Iowa's primary sponsor served 25 years in the National Guard. South Dakota's bill was championed by veteran advocates citing 125,000+ veteran suicides since 2001. Texas's ibogaine program grew directly from a veteran mental health crisis.
This is not the psychedelic counterculture pushing these bills. It's veterans and the lawmakers who represent them.
What Passage Would Mean for Patients
If Iowa HF 978 passes and is signed: Iowa becomes the third state with a regulated psilocybin access program, the first specifically limited to PTSD patients. Access would begin after the licensing infrastructure is built — realistically late 2026 or 2027.
If South Dakota's trigger law activates (upon FDA approval): South Dakota residents could access psilocybin as a prescription medication without traveling to Oregon or Colorado.
If Missouri's combined bill passes: Veterans could access psilocybin therapy while enrolled in state-funded research, with broader adult access potentially following.
Today, without waiting: Oregon and Colorado already have operational programs. Any adult 21+ — no diagnosis required — can access psilocybin at a licensed service center. Browse licensed Oregon psilocybin service centers or Colorado healing centers. For a full breakdown of where psilocybin is legal, see our state-by-state guide.

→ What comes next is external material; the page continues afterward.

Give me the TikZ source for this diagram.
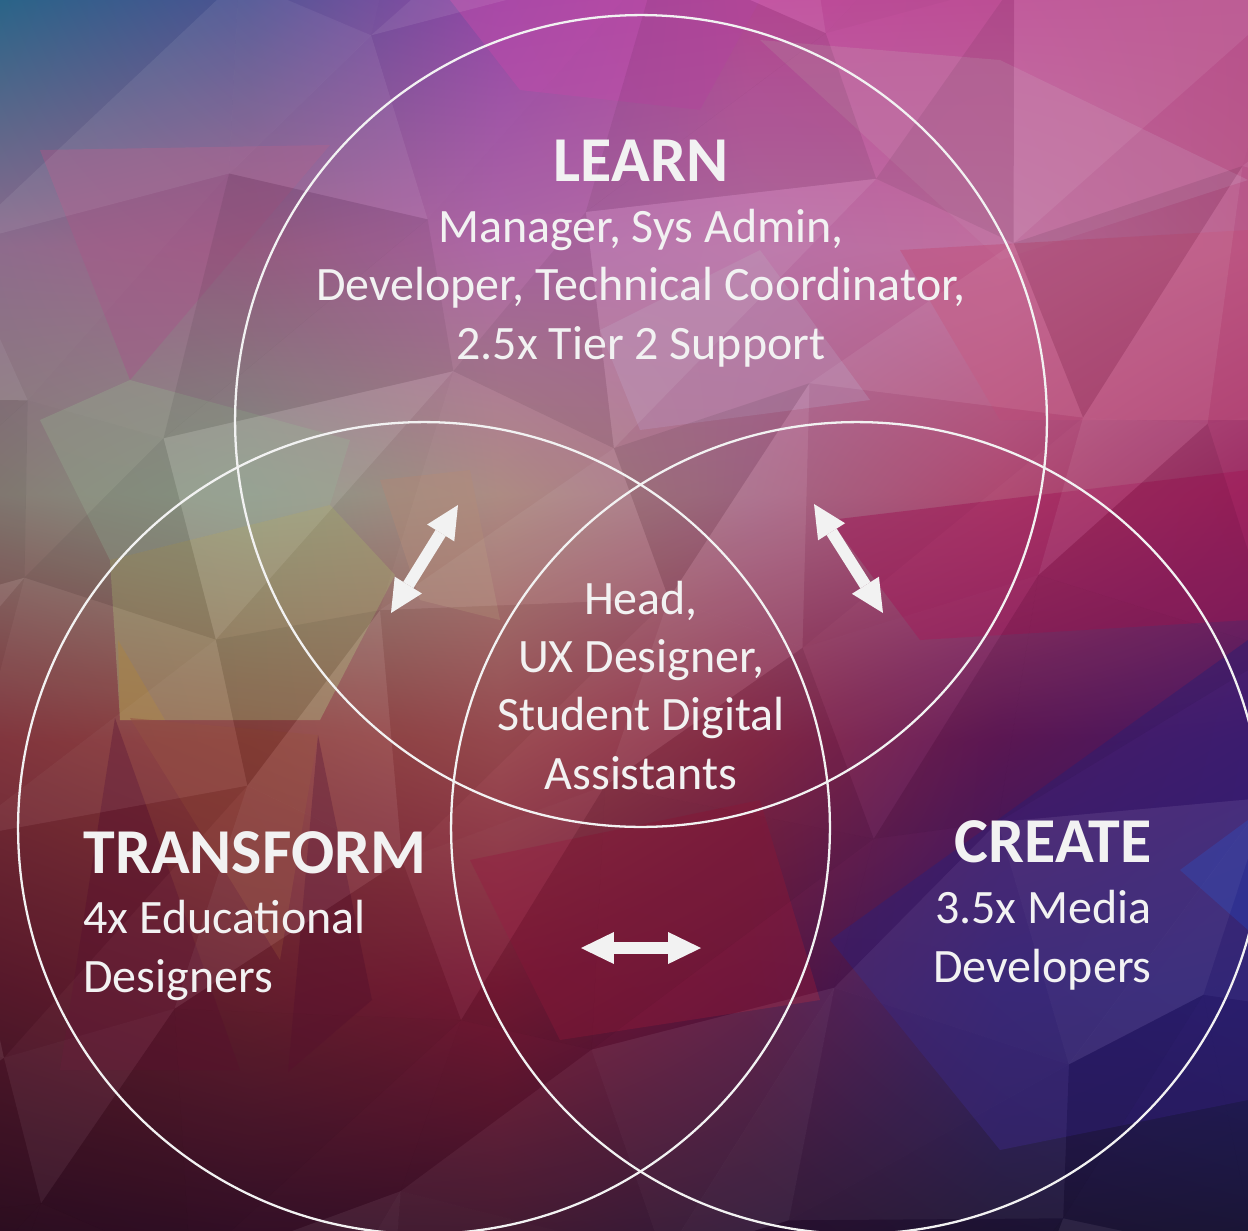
\documentclass[tikz,border=0pt]{standalone}
\usepackage{fontspec}
\setmainfont{Carlito}
\usetikzlibrary{arrows.meta,positioning,shadings}

\definecolor{ink}{HTML}{F2F2F2}
% background colour grid (rows top to bottom)
\definecolor{g00}{HTML}{2A6488}\definecolor{g01}{HTML}{4E5292}\definecolor{g02}{HTML}{9448A6}\definecolor{g03}{HTML}{C04C9E}\definecolor{g04}{HTML}{BC4E94}\definecolor{g05}{HTML}{B8508C}
\definecolor{g10}{HTML}{8E6A8C}\definecolor{g11}{HTML}{A0628A}\definecolor{g12}{HTML}{B068A8}\definecolor{g13}{HTML}{B870A6}\definecolor{g14}{HTML}{C06E9E}\definecolor{g15}{HTML}{B85A88}
\definecolor{g20}{HTML}{8A8078}\definecolor{g21}{HTML}{8A9888}\definecolor{g22}{HTML}{AC8A82}\definecolor{g23}{HTML}{A86A88}\definecolor{g24}{HTML}{B04A72}\definecolor{g25}{HTML}{9A2A62}
\definecolor{g30}{HTML}{7E3038}\definecolor{g31}{HTML}{8A3C3A}\definecolor{g32}{HTML}{9A4A50}\definecolor{g33}{HTML}{8A2A48}\definecolor{g34}{HTML}{62195A}\definecolor{g35}{HTML}{4A1A6A}
\definecolor{g40}{HTML}{5A1A2C}\definecolor{g41}{HTML}{6A2030}\definecolor{g42}{HTML}{7A1A36}\definecolor{g43}{HTML}{5A1540}\definecolor{g44}{HTML}{2E1A68}\definecolor{g45}{HTML}{26206C}
\definecolor{g50}{HTML}{2E0E22}\definecolor{g51}{HTML}{351028}\definecolor{g52}{HTML}{3A1028}\definecolor{g53}{HTML}{2A1030}\definecolor{g54}{HTML}{1E1434}\definecolor{g55}{HTML}{1C1638}
% facet colours
\definecolor{olive}{HTML}{A4A470}
\definecolor{sage}{HTML}{94A08C}
\definecolor{ochre}{HTML}{A88040}
\definecolor{wine}{HTML}{5E1430}
\definecolor{rust}{HTML}{8E4438}
\definecolor{crimson}{HTML}{8E1A3C}
\definecolor{berry}{HTML}{A01858}
\definecolor{indigo}{HTML}{32207A}
\definecolor{cobalt}{HTML}{2438A8}
\definecolor{blush}{HTML}{C27AA6}
\definecolor{lilac}{HTML}{B88AB0}
\definecolor{orchid}{HTML}{C04CAA}
\definecolor{mauve}{HTML}{A45A88}
\definecolor{tan}{HTML}{B08A78}
\definecolor{rose}{HTML}{C0507C}

% jittered mesh for the low-poly look
\pgfmathdeclarefunction{jx}{2}{\pgfmathparse{#1*208+45*sin(#1*137+#2*251)}}
\pgfmathdeclarefunction{jy}{2}{\pgfmathparse{#2*205+40*sin(#1*211+#2*97)}}

\tikzset{
  ring/.style={circle, draw=ink, line width=1.3pt, minimum size=16.24cm, inner sep=0pt},
  head/.style={text=ink, font=\fontsize{36.4}{43}\selectfont\bfseries, inner sep=0pt},
  roles/.style={text=ink, font=\fontsize{27.3}{33.2}\selectfont, inner sep=0pt},
  facet/.style={fill=#1, opacity=0.5},
  link/.style={{Triangle[length=18.7pt,width=18.2pt,line width=0pt]}-{Triangle[length=18.7pt,width=18.2pt,line width=0pt]}, line width=6.8pt, draw=ink, fill=ink}
}

\begin{document}
\begin{tikzpicture}[x=0.02cm, y=-0.02cm]
\useasboundingbox (0,0) rectangle (1248,1231);
\clip (0,0) rectangle (1248,1231);

% background
\foreach \r in {0,...,4}{
  \foreach \c in {0,...,4}{
    \pgfmathtruncatemacro{\rr}{\r+1}
    \pgfmathtruncatemacro{\cc}{\c+1}
    \shade[upper left=g\r\c, upper right=g\r\cc, lower left=g\rr\c, lower right=g\rr\cc]
      (\c*250,\r*247) rectangle (\cc*250,\rr*247);
  }
}
\fill[facet=sage] (40,420) -- (130,380) -- (350,440) -- (330,505) -- (110,560) -- cycle;
\fill[facet=olive] (110,560) -- (330,505) -- (395,575) -- (320,720) -- (120,720) -- cycle;
\fill[facet=ochre] (118,640) -- (165,720) -- (120,720) -- cycle;
\fill[facet=wine] (115,718) -- (240,1070) -- (60,1070) -- cycle;
\fill[facet=wine] (318,735) -- (372,1000) -- (288,1072) -- cycle;
\fill[facet=rust] (130,718) -- (318,735) -- (280,960) -- cycle;
\fill[facet=crimson] (470,860) -- (760,800) -- (820,1000) -- (560,1040) -- cycle;
\fill[facet=berry] (830,520) -- (1248,470) -- (1248,620) -- (920,640) -- cycle;
\fill[facet=indigo] (830,940) -- (1248,640) -- (1248,1100) -- (1000,1150) -- cycle;
\fill[facet=cobalt] (1180,870) -- (1248,820) -- (1248,930) -- cycle;
\fill[facet=blush] (760,40) -- (1000,60) -- (1248,180) -- (1000,260) -- cycle;
\fill[facet=lilac] (600,330) -- (760,250) -- (870,400) -- (640,430) -- cycle;
\fill[facet=orchid] (450,0) -- (760,0) -- (700,110) -- (520,90) -- cycle;
\fill[facet=mauve] (40,150) -- (330,145) -- (130,380) -- cycle;
\fill[facet=tan] (380,480) -- (470,470) -- (500,620) -- (420,600) -- cycle;
\fill[facet=rose] (900,250) -- (1248,230) -- (1248,420) -- (1000,420) -- cycle;

% light and dark tints on a triangle mesh
\foreach \i in {-1,...,6}{
  \foreach \j in {-1,...,6}{
    \pgfmathtruncatemacro{\ii}{\i+1}
    \pgfmathtruncatemacro{\jj}{\j+1}
    \pgfmathsetmacro{\ta}{0.08*sin(\i*91+\j*173)}
    \pgfmathsetmacro{\tb}{0.08*sin(\i*59+\j*113+70)}
    \pgfmathsetmacro{\oa}{abs(\ta)}
    \pgfmathsetmacro{\ob}{abs(\tb)}
    \ifdim\ta pt>0pt \def\ca{white}\else\def\ca{black}\fi
    \ifdim\tb pt>0pt \def\cb{white}\else\def\cb{black}\fi
    \fill[\ca, opacity=\oa] ({jx(\i,\j)},{jy(\i,\j)}) -- ({jx(\ii,\j)},{jy(\ii,\j)}) -- ({jx(\i,\jj)},{jy(\i,\jj)}) -- cycle;
    \fill[\cb, opacity=\ob] ({jx(\ii,\j)},{jy(\ii,\j)}) -- ({jx(\ii,\jj)},{jy(\ii,\jj)}) -- ({jx(\i,\jj)},{jy(\i,\jj)}) -- cycle;
  }
}

% circles
\node[ring] (learnring) at (641,421) {};
\node[ring] (transformring) at (424,828) {};
\node[ring] (createring) at (857,828) {};

% labels (base = last line)
\node[head, anchor=base] (learn) at (641,181) {LEARN};
\node[roles, anchor=base, align=center] (learnroles) at (641,359)
  {Manager, Sys Admin,\\Developer, Technical Coordinator,\\2.5x Tier 2 Support};
\node[roles, anchor=base, align=center] (shared) at (641,789)
  {Head,\\UX Designer,\\Student Digital\\Assistants};
\node[head, anchor=base west] (transform) at (83,873) {TRANSFORM};
\node[roles, anchor=base west, align=left] (transformroles) at (83,992)
  {4x Educational\\Designers};
\node[head, anchor=base east] (create) at (1152,862) {CREATE};
\node[roles, anchor=base east, align=right] (createroles) at (1152,982)
  {3.5x Media\\Developers};

% arrows
\coordinate (tlA) at (391,613);
\coordinate (tlB) at (458,505);
\coordinate (trA) at (814,504);
\coordinate (trB) at (883,613);
\coordinate (bA) at (581,948);
\coordinate (bB) at (701,948);
\foreach \a/\b in {tlA/tlB, trA/trB, bA/bB}
  \draw[link] (\a) -- (\b);
\end{tikzpicture}
\end{document}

Other States to Watch in 2026
- New Hampshire HB 1809: Medical psilocybin through DHHS. Received "ought to pass" committee recommendation February 2026.
- Utah SB 266 (enacted March 2024): Three-year pilot allowing University of Utah Health and Intermountain Health to administer psilocybin and MDMA therapeutically — already operational.
- New York A. 3845: Psilocybin-assisted therapy pilot for up to 10,000 veterans and first responders. Awaiting hearing in Assembly Health Committee. Assessed as unlikely to pass this session.
- Washington SB 5921: Would place a medical-use program under the Washington Department of Health. Advancing in 2026 session.
How This Connects to Federal Approval
Every state trigger law — South Dakota, North Dakota, Nebraska, Arizona, Virginia — is betting on federal approval. That bet has a concrete timeline: COMPASS Pathways plans to submit a rolling New Drug Application (NDA) for COMP360 psilocybin in Q4 2026, targeting FDA approval in late 2026 or early 2027. If approved, COMP360 would become the first classic psychedelic cleared for the U.S. market.
For a full breakdown of the federal approval pipeline, see our Psilocybin FDA Approval Status Tracker.
Psilocybin remains a Schedule I controlled substance under federal law. This tracker is for informational purposes only and does not constitute legal or medical advice. State laws change frequently — verify current status before making any decisions. Last updated March 25, 2026.